366.3
Postcolonial Urban Imaginaries and the Politics of Belonging Among Japanese Residing in Shanghai

Thursday, 14 July 2016: 11:15
Location: Hörsaal 07 (Main Building)
Oral Presentation
James FARRER, Sophia University, Japan
Shanghai has long attracted one of the largest Japanese expatriates problems of any city in the world, rising to close to 70,000 by the late 2000s. This paper describes the sense of belonging of some long-term Japanese migrants, examining their stories of connecting to the city and their strategies of coping with, or deflecting, anti-Japanese sentiment and the politics of wartime memory in the China. The study is based on interviews with over 40 Japanese residing for over one year in Shanghai conducted over the past decade. Interviews covered social relations with Chinese, Japanese and other expatriates, their sense of connecting to the larger city and community, and experiences of  and attitudes toward the anti-Japanese demonstrations in the city. In qualitative sociological studies of Europeans and Americans expatriates in Shanghai, we see the importance of postcolonial legacies and connections with colonial period spaces and images.

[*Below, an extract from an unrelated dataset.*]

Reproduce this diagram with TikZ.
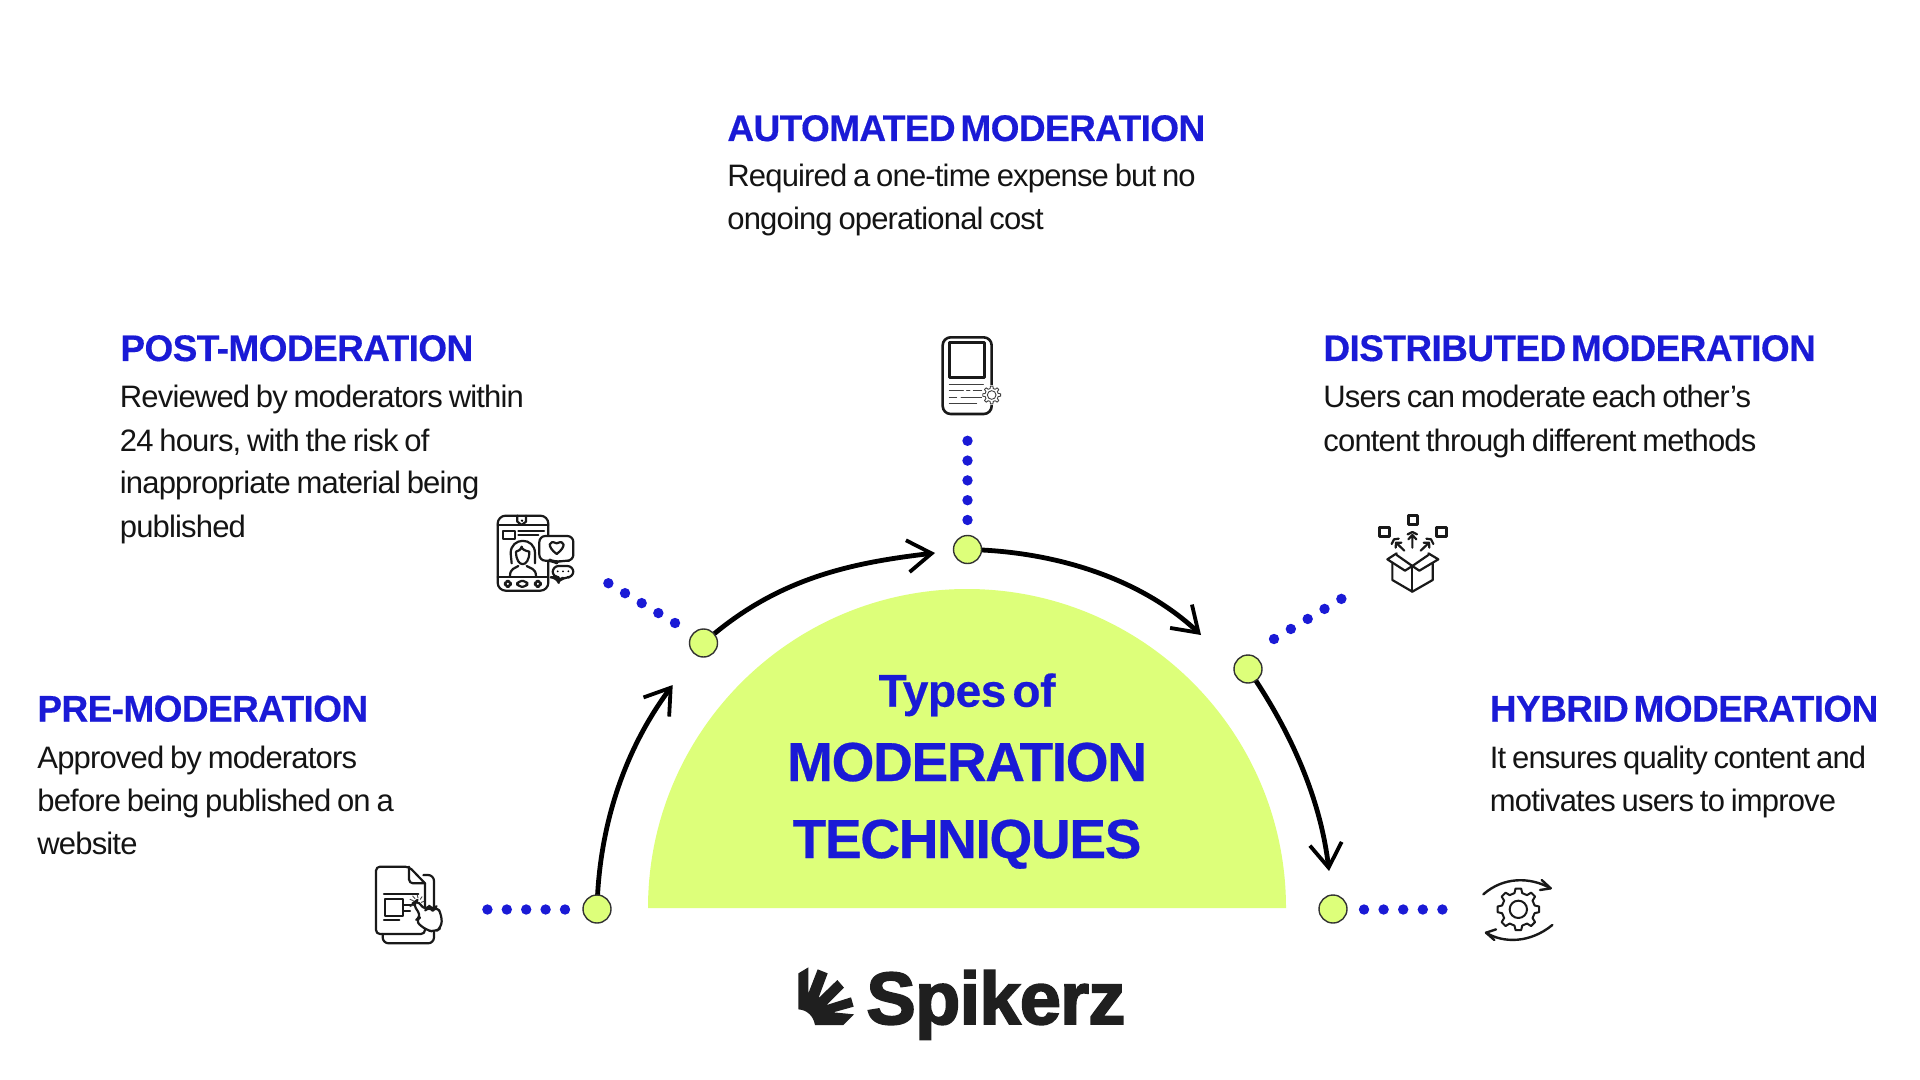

The politics of wartime memory makes such postcolonial strategies of belonging problematic for Japanese residents in Shanghai, but interviews do show Japanese residents engaging with Shanghai’s prewar history through amateur historiography, tourism, and cultural consumption.  The interviews also reveal the importance of social ties to Chinese residents, ranging from co-worker relations, ties to service providers, to dating and intermarriage. The resources for constructing a sense of belonging differ depending on age, gender, and the occupational niche occupied by migrants within the highly stratified Japanese migrant community in Shanghai.